Thursday, September 20, 2007

Sonny Rollins: Celebrating 50 on 57th

A legend took the stage at Carnegie Hall Tuesday night: Sonny Rollins. These days, anytime Rollins performs, it is an event. He was also marking the fiftieth anniversary of his first appearance at Carnegie Hall—although given his remarkable career, he could probably celebrate the anniversary of something notable nearly every week.

In observation of this anniversary, the first set consisted of the tunes he had played fifty years before, in an all-star trio format, with Roy Haynes and Christian McBride. McBride actually acquitted himself well in the company of jazz’s elder statesmen. Rollins has also recently celebrated his 77th birthday (Sept. 7th), and inconceivably the dynamic Haynes is eighty-two. (I’d suggest we all should be doing what Roy Haynes is doing, but drummers have been thinking that for years.)
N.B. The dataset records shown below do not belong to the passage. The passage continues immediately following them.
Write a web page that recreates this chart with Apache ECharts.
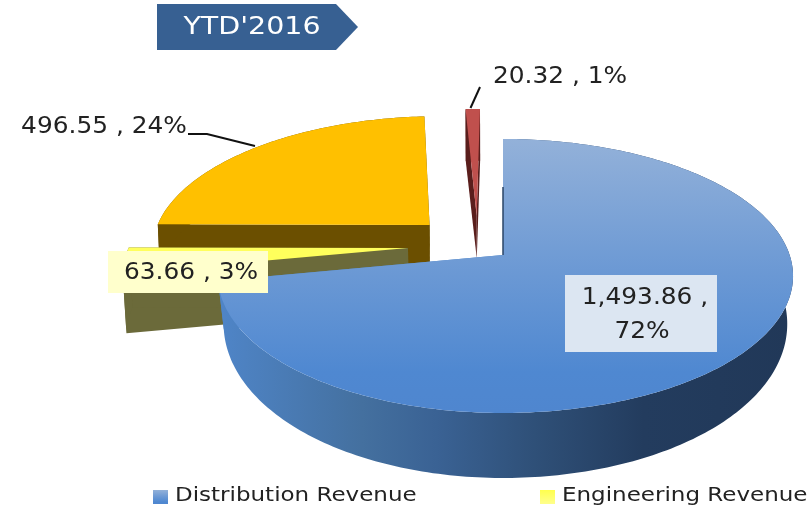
<!DOCTYPE html>
<html><head><meta charset="utf-8">
<style>html,body{margin:0;padding:0;background:#fff}#c{width:811px;height:508px}</style>
<script src="https://cdn.jsdelivr.net/npm/echarts@6/dist/echarts.min.js"></script>
</head><body><div id="c"></div>
<script>
const categories = ['Distribution Revenue','Engineering Revenue','Other Revenue A','Other Revenue B'];
const values = [1493.86, 63.66, 496.55, 20.32];
const legendItems = ['Distribution Revenue','Engineering Revenue'];
const labelValues = ['1,493.86 ,\n72%','63.66 , 3%','496.55 , 24%','20.32 , 1%'];
const titleText = "YTD'2016";

// projection of the tilted disc
const CX=503, CY=255, RX=281.7, RY=133.8, K=0.153;
const total = values.reduce((a,b)=>a+b,0);
// per-slice pose: explode offset in disc units, wall depth = a + b*v, wall inward lean, right-side stretch
const pose = [
  {ou:0,ov:0,a:45,b:20,lean:0.98,xr:1.0175},
  {ou:-0.34,ov:-0.052,a:60,b:0,lean:0.99},
  {ou:-0.27,ov:-0.2325,a:39,b:0,lean:0.995},
  {ou:-0.098,ov:-0.31,a:40,b:-9,lean:0.995}
];
const faceBlue={type:'linear',x:0,y:0,x2:0,y2:1,colorStops:[{offset:0,color:'#93B1D9'},{offset:.5,color:'#6A98D4'},{offset:.85,color:'#4F88D1'},{offset:1,color:'#4F86CF'}]};
const skins = [
 {face:faceBlue,
  wall:{type:'linear',x:0,y:0,x2:1,y2:0,colorStops:[{offset:0,color:'#4F85C8'},{offset:.25,color:'#44709F'},{offset:.38,color:'#3A6294'},{offset:.55,color:'#2F5078'},{offset:.74,color:'#233C5E'},{offset:1,color:'#213858'}]},
  legend:faceBlue},
 {face:'#FFFF5C',wall:'#6B6A3A',legend:{type:'linear',x:0,y:0,x2:0,y2:1,colorStops:[{offset:0,color:'#FFFF4D'},{offset:1,color:'#FFFF8C'}]}},
 {face:'#FFC000',wall:'#6B4F00',legend:'#FFC000'},
 {face:'#C0504D',wall:'#5A1E1C',legend:'#C0504D'}
];
const FONT='"DejaVu Sans"', TEXT='#222';
const labelBoxes=[{x:565,y:275,w:152,h:77,bg:'#DCE6F2'},{x:108,y:251,w:160,h:42,bg:'#FFFFCC'},null,null];
const labelLines=[[[645,298],[642,332]],[[191,273]],[[104,127]],[[560,77]]];
const leaders=[null,null,[[188,134],[207,134],[255,146]],[[480,87],[470.5,108]]];
const legendPos=[{sx:153,tx:175},{sx:540,tx:562}];

function proj(u,v,p,depth){
  let U=u+p.ou;const V=v+p.ov,s=1/(1-K*V);
  if(p.xr&&U>0)U*=p.xr;
  let x=CX+RX*U*s,y=CY+RY*V*s;
  if(depth){y+=p.a+p.b*V;x=CX+(x-CX)*p.lean;}
  return [x,y];
}
function rim(a0,a1,p,depth){
  const n=Math.max(2,Math.ceil(a1-a0)),pts=[];
  for(let i=0;i<=n;i++){const t=(a0+(a1-a0)*i/n)*Math.PI/180;pts.push(proj(Math.sin(t),-Math.cos(t),p,depth));}
  return pts;
}
function sliceItem(idx){
  return function(){
    let start=0;for(let i=0;i<idx;i++)start+=values[i];
    const a0=start/total*360,a1=(start+values[idx])/total*360,p=pose[idx],sk=skins[idx];
    const top=rim(a0,a1,p,false),bot=rim(a0,a1,p,true);
    const A=proj(0,0,p,false),B=proj(0,0,p,true);
    const solid=idx===0?'#4F85C8':sk.wall;
    const children=[
      {type:'polygon',shape:{points:[A,top[0],bot[0],B]},style:{fill:idx===0?'#213858':solid}},
      {type:'polygon',shape:{points:[A,top[top.length-1],bot[bot.length-1],B]},style:{fill:solid}},
      {type:'polygon',shape:{points:top.concat(bot.slice().reverse())},style:{fill:sk.wall}},
      {type:'polygon',shape:{points:[A].concat(top)},style:{fill:sk.face}}
    ];
    if(idx===0)children.push({type:'polyline',shape:{points:[proj(0,-0.55,p,false),proj(0,0,p,false)]},style:{stroke:'#2A4466',lineWidth:1.5,fill:null}});
    return {type:'group',children};
  };
}
function labelItem(){
  const ch=[];
  labelValues.forEach((t,i)=>{
    if(leaders[i]) ch.push({type:'polyline',shape:{points:leaders[i]},style:{stroke:'#111',lineWidth:2,fill:null}});
    const b=labelBoxes[i];
    if(b) ch.push({type:'rect',shape:{x:b.x,y:b.y,width:b.w,height:b.h},style:{fill:b.bg}});
    t.split('\n').forEach((line,j)=>{
      const q=labelLines[i][j];
      ch.push({type:'text',x:q[0],y:q[1],scaleX:1.08,style:{text:line,fill:TEXT,font:'23px '+FONT,align:'center',verticalAlign:'middle'}});
    });
  });
  return {type:'group',children:ch};
}
const order=[3,2,1,0];
const series=order.map((i,z)=>({
  type:'custom',name:categories[i],coordinateSystem:'none',silent:true,z:2+z,
  itemStyle:{color:skins[i].legend},
  data:[{value:values[i],name:categories[i]}],
  renderItem:sliceItem(i)
}));
series.push({type:'custom',name:'labels',coordinateSystem:'none',silent:true,z:10,data:[labelValues.length],renderItem:labelItem});

const legendGraphics=[];
legendItems.forEach((name,i)=>{
  const sk=skins[categories.indexOf(name)],q=legendPos[i];
  legendGraphics.push({type:'rect',z:20,shape:{x:q.sx,y:490,width:15,height:14},style:{fill:sk.legend}});
  legendGraphics.push({type:'text',z:20,x:q.tx,y:496,scaleX:1.15,style:{text:name,fill:TEXT,font:'20px '+FONT,align:'left',verticalAlign:'middle'}});
});

const chart=echarts.init(document.getElementById('c'),null,{renderer:'canvas'});
chart.setOption({
  animation:false,
  backgroundColor:'#fff',
  graphic:[
    {type:'polygon',z:20,shape:{points:[[157,4],[336,4],[358,27],[336,50],[157,50]]},style:{fill:'#376092'}},
    {type:'text',z:21,x:252,y:27,scaleX:1.14,style:{text:titleText,fill:'#fff',font:'25px '+FONT,align:'center',verticalAlign:'middle'}}
  ].concat(legendGraphics),
  series
});
</script></body></html>
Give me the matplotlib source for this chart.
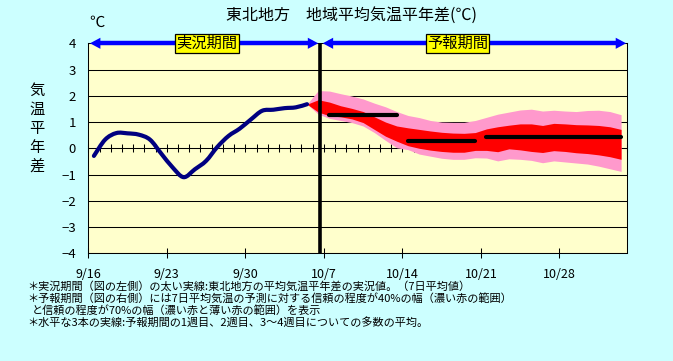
import numpy as np
import matplotlib
matplotlib.use("Agg")
import matplotlib.pyplot as plt
from matplotlib.path import Path
from matplotlib.patches import PathPatch

plt.rcParams['font.family'] = ['Noto Sans CJK JP', 'DejaVu Sans']

# --- data (anomaly in degC, x = days since 9/16) ---
tick_days = [0, 7, 14, 21, 28, 35, 42]
tick_labels = ['9/16', '9/23', '9/30', '10/7', '10/14', '10/21', '10/28']

# observed 7-day running mean anomaly, 9/16 .. 10/5
obs = [-0.29, 0.33, 0.58, 0.57, 0.52, 0.33, -0.20, -0.72, -1.10, -0.80,
       -0.48, 0.05, 0.47, 0.75, 1.10, 1.43, 1.47, 1.53, 1.56, 1.68]

# forecast bands, 10/5 .. 11/2
pink_hi = [1.68, 2.20, 2.18, 2.08, 1.99, 1.88, 1.72, 1.58, 1.40, 1.25,
           1.17, 1.06, 1.00, 0.99, 0.99, 1.06, 1.18, 1.30, 1.38, 1.46,
           1.49, 1.42, 1.45, 1.42, 1.40, 1.44, 1.45, 1.40, 1.28]
red_hi = [1.68, 1.85, 1.76, 1.62, 1.52, 1.40, 1.20, 1.00, 0.85, 0.78,
          0.72, 0.66, 0.61, 0.58, 0.57, 0.60, 0.74, 0.82, 0.88, 0.93,
          0.93, 0.87, 0.95, 0.93, 0.90, 0.89, 0.87, 0.82, 0.72]
red_lo = [1.68, 1.38, 1.24, 1.20, 1.12, 0.98, 0.72, 0.46, 0.27, 0.10,
          0.00, -0.07, -0.12, -0.15, -0.15, -0.08, -0.08, -0.13, -0.02, -0.06,
          -0.12, -0.16, -0.09, -0.12, -0.17, -0.20, -0.25, -0.32, -0.42]
pink_lo = [1.68, 1.30, 1.14, 1.06, 0.98, 0.85, 0.60, 0.30, 0.02, -0.05,
           -0.22, -0.30, -0.38, -0.42, -0.42, -0.36, -0.37, -0.48, -0.40, -0.42,
           -0.46, -0.55, -0.48, -0.52, -0.56, -0.60, -0.68, -0.78, -0.88]

# ensemble means: week 1, week 2, weeks 3-4
mean_start = [21, 28, 35]
mean_end = [27, 34, 47]
mean_val = [1.27, 0.29, 0.43]

n_days = 48
split = 20.7

# colours
bg = '#CCFFFF'
plot_bg = '#FFFFCC'
blue = '#0000FF'
navy = '#000080'

W, H = 673, 361
fig = plt.figure(figsize=(W / 100, H / 100), dpi=100, facecolor=bg)
ax = fig.add_axes([88.3 / W, (H - 253.3) / H, (626.7 - 88.3) / W, (253.3 - 43.3) / H])
ax.set_facecolor(plot_bg)

obs_x = np.arange(len(obs)) + 0.5
fc_x = np.arange(len(obs) - 1, len(obs) - 1 + len(pink_hi)) + 0.5

ax.fill_between(fc_x, pink_lo, pink_hi, color='#FF99CC', lw=0, zorder=2)
ax.fill_between(fc_x, red_lo, red_hi, color='#FF0000', lw=0, zorder=3)
for s, e, v in zip(mean_start, mean_end, mean_val):
    ax.plot([s + 0.5, e + 0.5], [v, v], color='black', lw=3, solid_capstyle='round', zorder=4)

# smoothed line through the observed points (bezier, like a spreadsheet "smooth line")
def smooth_path(x, y, t=1 / 6):
    x = np.asarray(x, float)
    y = np.asarray(y, float)
    verts = [(x[0], y[0])]
    codes = [Path.MOVETO]
    n = len(x)
    for i in range(n - 1):
        i0, i2, i3 = max(i - 1, 0), i + 1, min(i + 2, n - 1)
        c1 = (x[i] + (x[i2] - x[i0]) * t, y[i] + (y[i2] - y[i0]) * t)
        c2 = (x[i2] - (x[i3] - x[i]) * t, y[i2] - (y[i3] - y[i]) * t)
        verts += [c1, c2, (x[i2], y[i2])]
        codes += [Path.CURVE4] * 3
    return Path(verts, codes)

ax.add_patch(PathPatch(smooth_path(obs_x, obs), fill=False, ec=navy, lw=3,
                       capstyle='round', joinstyle='round', zorder=4))
ax.axvline(split, color='black', lw=2.6, zorder=5)

ax.set_xlim(0, n_days)
ax.set_ylim(-4, 4)
ax.set_yticks(range(-4, 5))
ax.grid(axis='y', color='black', lw=0.75, zorder=1)
ax.set_axisbelow(True)
ax.tick_params(axis='y', length=0, pad=9, labelsize=9.5)
ax.set_xticks(tick_days)
ax.set_xticklabels(tick_labels)
ax.tick_params(axis='x', direction='inout', length=7, width=0.75, pad=7, labelsize=9)
for sp in ax.spines.values():
    sp.set_linewidth(0.75)
    sp.set_color('black')

# daily ticks on the zero line
zx = ax.secondary_xaxis(0.5)
zx.set_xticks(range(0, n_days + 1))
zx.tick_params(direction='inout', length=6, width=0.75, labelbottom=False, labeltop=False)
zx.spines['bottom'].set_linewidth(0.75)
zx.spines['top'].set_visible(False)

# period arrows along the top
def period_arrow(x0, x1, label, xlabel):
    ax.plot([x0 + 0.5, x1 - 0.5], [4, 4], color=blue, lw=3.2, solid_capstyle='butt',
            clip_on=False, zorder=6)
    ax.annotate('', xy=(x1, 4), xytext=(x0, 4), annotation_clip=False, zorder=7,
                arrowprops=dict(arrowstyle='<|-|>,head_length=0.75,head_width=0.4',
                                color=blue, lw=0, shrinkA=0, shrinkB=0, mutation_scale=10))
    ax.text(xlabel, 4, label, ha='center', va='center', fontsize=11, zorder=8,
            bbox=dict(boxstyle='square,pad=0.08', fc='#FFFF00', ec='black', lw=0.9))

period_arrow(0.15, split - 0.2, '実況期間', 10.6)
period_arrow(split + 0.2, n_days - 0.05, '予報期間', 32.9)

fig.text(351 / W, 1 - 15 / H, '東北地方\u3000地域平均気温平年差(℃)', ha='center', va='center', fontsize=11.5)
fig.text(97 / W, 1 - 22 / H, '℃', ha='center', va='center', fontsize=11)
fig.text(37 / W, 1 - 128.5 / H, '\n'.join('気温平年差'), ha='center', va='center',
         fontsize=11, linespacing=1.14)

notes = [
    (27, 286.5, '＊実況期間（図の左側）の太い実線:東北地方の平均気温平年差の実況値。（7日平均値）'),
    (27, 298.5, '＊予報期間（図の右側）には7日平均気温の予測に対する信頼の程度が40%の幅（濃い赤の範囲）'),
    (32, 310.5, 'と信頼の程度が70%の幅（濃い赤と薄い赤の範囲）を表示'),
    (27, 322.5, '＊水平な3本の実線:予報期間の1週目、2週目、3～4週目についての多数の平均。'),
]
for x, y, t in notes:
    fig.text(x / W, 1 - y / H, t, ha='left', va='center', fontsize=8)

fig.savefig('out.png', dpi=100, facecolor=bg)
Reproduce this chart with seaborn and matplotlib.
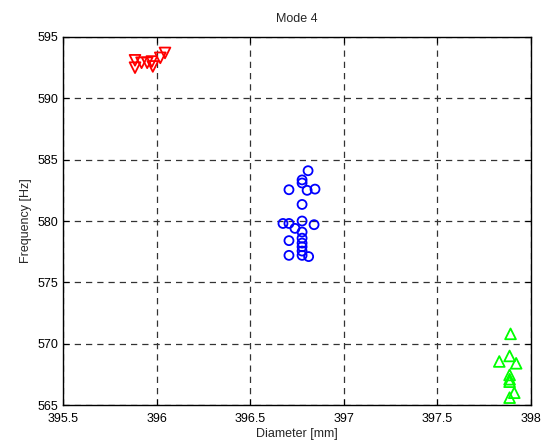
import matplotlib
matplotlib.use("Agg")
import matplotlib.pyplot as plt
import seaborn as sns
import pandas as pd

# Data
red_d = [395.885, 395.885, 395.92, 395.95, 395.975, 395.98, 396.02, 396.045]
red_f = [593.1, 592.5, 592.9, 592.9, 593.0, 592.6, 593.3, 593.7]

blue_d = [396.809, 396.777, 396.777, 396.707, 396.804, 396.846, 396.777,
          396.675, 396.707, 396.777, 396.841, 396.739, 396.777, 396.777,
          396.777, 396.707, 396.777, 396.777, 396.707, 396.777, 396.812]
blue_f = [584.1, 583.35, 583.1, 582.55, 582.5, 582.6, 581.35,
          579.8, 579.8, 580.0, 579.7, 579.4, 579.1, 578.6,
          578.2, 578.4, 577.9, 577.55, 577.2, 577.2, 577.1]

green_d = [397.89, 397.83, 397.885, 397.92, 397.885, 397.885, 397.885, 397.91, 397.885]
green_f = [570.8, 568.55, 569.0, 568.4, 567.45, 567.1, 566.9, 566.0, 565.6]

x_ticks = [395.5, 396, 396.5, 397, 397.5, 398]
x_labels = ["395.5", "396", "396.5", "397", "397.5", "398"]
y_ticks = [565, 570, 575, 580, 585, 590, 595]

sns.set_style("white")
plt.rcParams['font.family'] = ['Liberation Sans', 'DejaVu Sans']

fig = plt.figure(figsize=(5.47, 4.41), dpi=100)
ax = fig.add_axes([0.115, 0.0816, 0.856, 0.8345])

groups = [
    (red_d, red_f, "#ff0000", "v", 60),
    (blue_d, blue_f, "#0000ff", "o", 42),
    (green_d, green_f, "#00ff00", "^", 60),
]
for d, f, c, m, s in groups:
    df = pd.DataFrame({"Diameter": d, "Frequency": f})
    sns.scatterplot(data=df, x="Diameter", y="Frequency", ax=ax,
                    marker=m, s=s, facecolors="none", edgecolor=c,
                    linewidth=1.3, zorder=3)

ax.set_xlim(395.5, 398)
ax.set_ylim(565, 595)
ax.set_xticks(x_ticks)
ax.set_xticklabels(x_labels)
ax.set_yticks(y_ticks)
ax.grid(True, color="#333333", linestyle=(0, (5, 4)), linewidth=0.9)
for sp in ax.spines.values():
    sp.set_color("black")
    sp.set_linewidth(1.0)
ax.tick_params(labelsize=9, colors="black", length=4, direction="in",
               top=True, right=True, bottom=True, left=True)
ax.tick_params(axis="x", pad=6)
ax.set_xlabel("Diameter [mm]", fontsize=9, labelpad=2)
ax.set_ylabel("Frequency [Hz]", fontsize=9, labelpad=4)
ax.set_title("Mode 4", fontsize=9, pad=11)

fig.savefig("out.png", dpi=100)
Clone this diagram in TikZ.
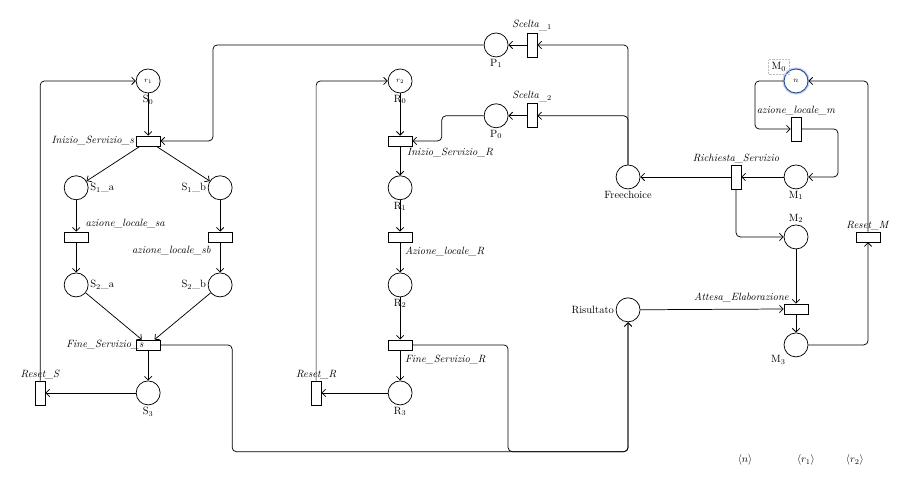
\documentclass[tikz,border=0pt]{standalone}
\usetikzlibrary{arrows.meta,shadows}

\begin{document}
\begin{tikzpicture}[
    place/.style={circle,draw=black,fill=white,minimum size=8mm,inner sep=0pt,line width=0.7pt,font=\scriptsize},
    marked_place/.style={place,draw={rgb,255:red,35;green,85;blue,150},line width=0.9pt,preaction={draw=blue!20,line width=3.2pt}},
    h_trans/.style={rectangle,draw=black,fill=white,minimum width=8mm,minimum height=3.3mm,inner sep=0pt,line width=0.7pt,drop shadow={opacity=0.15,shadow xshift=0.6pt,shadow yshift=-0.6pt}},
    v_trans/.style={h_trans,minimum width=3.3mm,minimum height=8mm},
    flow_arc/.style={black,line width=0.7pt,-{Straight Barb[length=3.5pt,width=7pt]},rounded corners=4pt},
    token_count/.style={text=black,font=\normalsize},
    every label/.style={font=\normalsize,inner sep=1.5pt}]
  \useasboundingbox (-15.07,-8.33) rectangle (15.07,8.33);
\node[place,label=below:S$_0$] (0) at (-10.13,5.63) {$r_1$};
\node[h_trans,label=left:\textit{Inizio\_Servizio\_s}] (1) at (-10.13,3.63) {};
\node[place,label=right:S$_1$\_a] (2) at (-12.53,2.07) {};
\node[place,label=left:S$_1$\_b] (3) at (-7.73,2.07) {};
\node[h_trans,label={[label distance=3pt]above right:\textit{azione\_locale\_sa}}] (4) at (-12.53,0.43) {};
\node[h_trans,label={[label distance=3pt]below left:\textit{azione\_locale\_sb}}] (5) at (-7.73,0.43) {};
\node[place,label=right:S$_2$\_a] (6) at (-12.53,-1.17) {};
\node[place,label=left:S$_2$\_b] (7) at (-7.73,-1.17) {};
\node[h_trans,label={[label distance=-9pt]left:\textit{Fine\_Servizio\_s}}] (8) at (-10.13,-3.17) {};
\node[place,label=below:S$_3$] (9) at (-10.13,-4.77) {};
\node[v_trans,label=above:\textit{Reset\_S}] (10) at (-13.73,-4.77) {};
\node[place,label=below:R$_0$] (11) at (-1.73,5.63) {$r_2$};
\node[h_trans,label=below right:\textit{Inizio\_Servizio\_R}] (12) at (-1.73,3.63) {};
\node[place,label=below:R$_1$] (13) at (-1.73,2.07) {};
\node[h_trans,label={[anchor=north west,xshift=3pt,yshift=-3pt]south:\textit{Azione\_locale\_R}}] (14) at (-1.73,0.43) {};
\node[place,label=below:R$_2$] (15) at (-1.73,-1.17) {};
\node[h_trans,label={[anchor=north west,xshift=3pt,yshift=-3pt]south:\textit{Fine\_Servizio\_R}}] (16) at (-1.73,-3.17) {};
\node[place,label=below:R$_3$] (17) at (-1.73,-4.77) {};
\node[v_trans,label=above:\textit{Reset\_R}] (18) at (-4.53,-4.77) {};
\node[place,label=below:P$_1$] (19) at (1.47,6.83) {};
\node[v_trans,label=above:\textit{Scelta}$_{\_1}$] (20) at (2.67,6.83) {};
\node[place,label=below:P$_0$] (21) at (1.47,4.47) {};
\node[v_trans,label=above:\textit{Scelta}$_{\_2}$] (22) at (2.67,4.47) {};
\node[place,label=below:Freechoice] (23) at (5.87,2.43) {};
\node[v_trans,label=above:\textit{Richiesta\_Servizio}] (24) at (9.47,2.43) {};
\node[marked_place,label={[draw=gray!50,densely dotted,inner sep=3pt,label distance=-3pt]above left:M$_0$}] (25) at (11.47,5.63) {$n$};
\node[v_trans,label=above:\textit{azione\_locale\_m}] (26) at (11.47,4.03) {};
\node[place,label=below:M$_1$] (27) at (11.47,2.43) {};
\node[place,label=above:M$_2$] (28) at (11.47,0.43) {};
\node[h_trans,label=above left:\textit{Attesa\_Elaborazione}] (29) at (11.47,-1.97) {};
\node[place,label=below left:M$_3$] (30) at (11.47,-3.17) {};
\node[h_trans,label=above:\textit{Reset\_M}] (31) at (13.87,0.43) {};
\node[place,label=left:Risultato] (32) at (5.87,-2.00) {};
\node[token_count] (33) at (9.77,-7.00) {$\langle n\rangle$};
\node[token_count] (34) at (11.80,-7.00) {$\langle r_1\rangle$};
\node[token_count] (35) at (13.43,-7.00) {$\langle r_2\rangle$};
\draw[flow_arc] (0) -- (1);
\draw[flow_arc] (1) -- (2);
\draw[flow_arc] (1) -- (3);
\draw[flow_arc] (2) -- (4);
\draw[flow_arc] (3) -- (5);
\draw[flow_arc] (4) -- (6);
\draw[flow_arc] (5) -- (7);
\draw[flow_arc] (6) -- (8);
\draw[flow_arc] (7) -- (8);
\draw[flow_arc] (8) -- (9);
\draw[flow_arc] (9) -- (10);
\draw[flow_arc] (10) |- (0);
\draw[flow_arc] (19) -| (-7.97,3.63) -- (1);
\draw[flow_arc] (8) -| (-7.33,-6.73) -| (32);
\draw[flow_arc] (11) -- (12);
\draw[flow_arc] (12) -- (13);
\draw[flow_arc] (13) -- (14);
\draw[flow_arc] (14) -- (15);
\draw[flow_arc] (15) -- (16);
\draw[flow_arc] (16) -- (17);
\draw[flow_arc] (17) -- (18);
\draw[flow_arc] (18) |- (11);
\draw[flow_arc] (21) -| (-0.34,3.63) -- (12);
\draw[flow_arc] (16) -| (1.87,-6.73) -| (32);
\draw[flow_arc] (20) -- (19);
\draw[flow_arc] (22) -- (21);
\draw[flow_arc] (23) |- (20);
\draw[flow_arc] (23) |- (22);
\draw[flow_arc] (24) -- (23);
\draw[flow_arc] (27) -- (24);
\draw[flow_arc] (24) |- (28);
\draw[flow_arc] (25) -| (10.10,4.03) -- (26);
\draw[flow_arc] (26) -| (12.87,2.43) -- (27);
\draw[flow_arc] (28) -- (29);
\draw[flow_arc] (32) -- (29);
\draw[flow_arc] (29) -- (30);
\draw[flow_arc] (30) -| (31);
\draw[flow_arc] (31) |- (25);
\end{tikzpicture}
\end{document}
The trio half of the concert was a showcase for Rollin’s robust tenor sound. The heavy-weight tone he achieved from his celebrated practice sessions on the Williamsburg Bridge remains undiminished. The second set featured his regular sextet with a program of calypsos, emphasizing his unusually strong rhythmic conception on tenor.

If not absolutely transcendent, it was a very satisfying concert with several highlights, particularly when Rollins and Haynes played off each other during the first set. Those who were not packed into Carnegie Hall (at times it seemed like the staff had never managed a sellout crowd before), will be able to hear it later. Rollins recorded the concert and will release it on his Doxie label.

Throughout the night, the crowd could not wait to give him standing ovations. At one point Rollins said words to the effect that asking for fifty more years might be pushing it, but he intends to keep performing for a least another twenty. That sounded good to us.